An intriguing new study found that wealthier people tend to carry more insurance than others.
The study was testing the theory that people with more wealth can and probably do buy less insurance, because they have enough resources to self-insure against many potential losses. They should prefer to spend less on insurance premiums and use their personal resources to pay the occasional losses they suffer.
The researchers examined data for 63,000 individuals. They found that, contrary to expectations, those with more wealth were more likely to have higher levels of property and life insurance coverage than others.
The study indicates the preference of the wealthy is to have higher fixed expenses in insurance premiums, so they are protected from the occasional large losses. Perhaps people with less wealth would be better off if they carried more insurance, so that their wealth accumulation wouldn’t be derailed by uninsured losses.
The Consumer Price Index (CPI) increased 0.5% in July. This rise follows a 0.9% increase in June. During the past 12 months, the CPI increased 5.4% through July, the same 12-month increase as reported through June.
The core CPI, which excludes food and energy, increased 0.3% in July following a 0.9% increase in June. Over 12 months, the core CPI increased 4.3%, which is down from a 12-month increase of 4.5% reported through June.
New unemployment claims declined by 14,000 to 385,000 in the latest week, bringing them to within 20,000 of the low during the pandemic.
Continuing claims declined below three million for the first time during the pandemic. They declined by 366,000, the largest one-week decline during the pandemic, to 2.93 million.
The number of people receiving some kind of employment benefit declined by about 200,000 to around 13 million.
Last Friday’s Employment Situation reports were better than expected. They found 943,000 jobs were created in July, and June’s number of new jobs was revised higher to 938,000 from the 850,000 initially reported.
Once again, the most jobs were created in the leisure and hospitality sector, which gained 380,000 jobs. Bars and restaurants accounted for 253,000 of those jobs.
Average hourly earnings increased by 0.4% for the month and now are up 4.0% over 12 months.

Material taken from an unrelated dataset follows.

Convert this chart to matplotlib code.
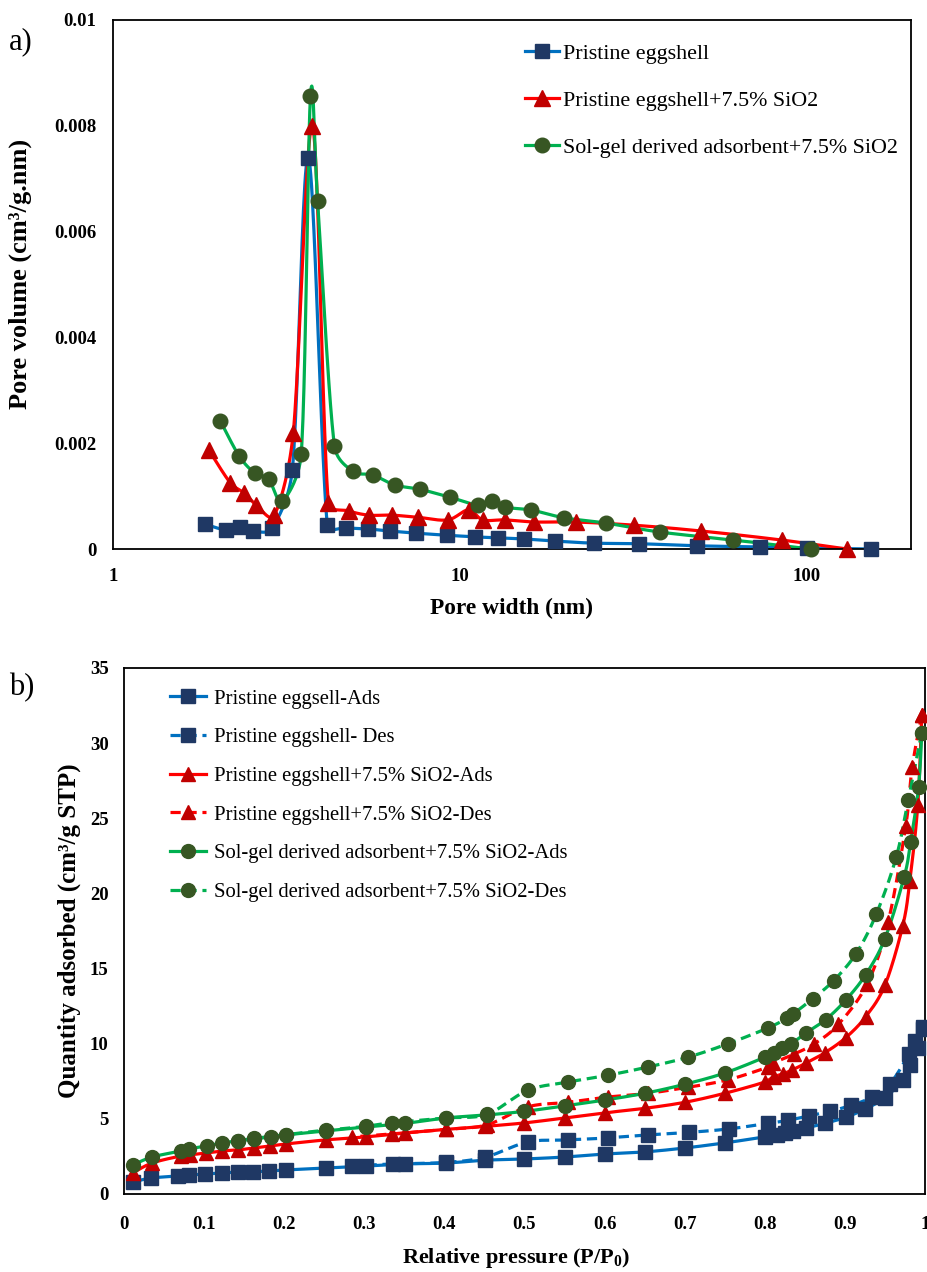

There were two interesting findings in the latest JOLTS (Job Openings and Labor Turnover Survey) report. The JOLTS report lags the Employment Situation reports by one month but has more details.
The first interesting finding is that in June, there were 10.7 million job openings and 9.5 million people who were unemployed.
In other words, there were enough jobs available for all the unemployed to be hired. Economists assume the gap exists because the skills required, and the geographic locations of the job openings, don’t match those of the unemployed workers.
The number of job openings is the highest since the JOLTS report was initiated in 2000.
The other interesting point in the JOLTS report is that the rate at which workers quit their jobs in June was just below the record high “quits” rate recorded in April.
A high quits rate indicates workers are confident the labor market is favorable to them and that they’ll be able to find satisfactory new jobs.
Optimism among small business owners declined in July, according to the Small Business Optimism Index from the National Federation of Independent Business (NFIB).
The index declined to 99.7 from 102.5 in June. Labor shortages and the quality of labor remained the primary concern of small business owners. Business owners also reported that they are less confident about the rate of business growth for the rest of the year.
The S&P 500 rose 0.35% for the week ended with Tuesday’s close. The Dow Jones Industrial Average gained 0.47%. The Russell 2000 increased 0.79%. The All-Country World Index (excluding U.S. stocks) added 0.02%, while the emerging market equities are 0.02% lower.
Long-term treasuries lost 2.77% for the week. Investment-grade bonds decreased 1.85%. Treasury Inflation-Protected Securities (TIPS) fell 0.85%. High-yield bonds were 0.53% lower.
The dollar rose 1.01%.
Energy-based commodities fell 1.56%. Broader-based commodities lost 1.09%. Gold declined 4.52%.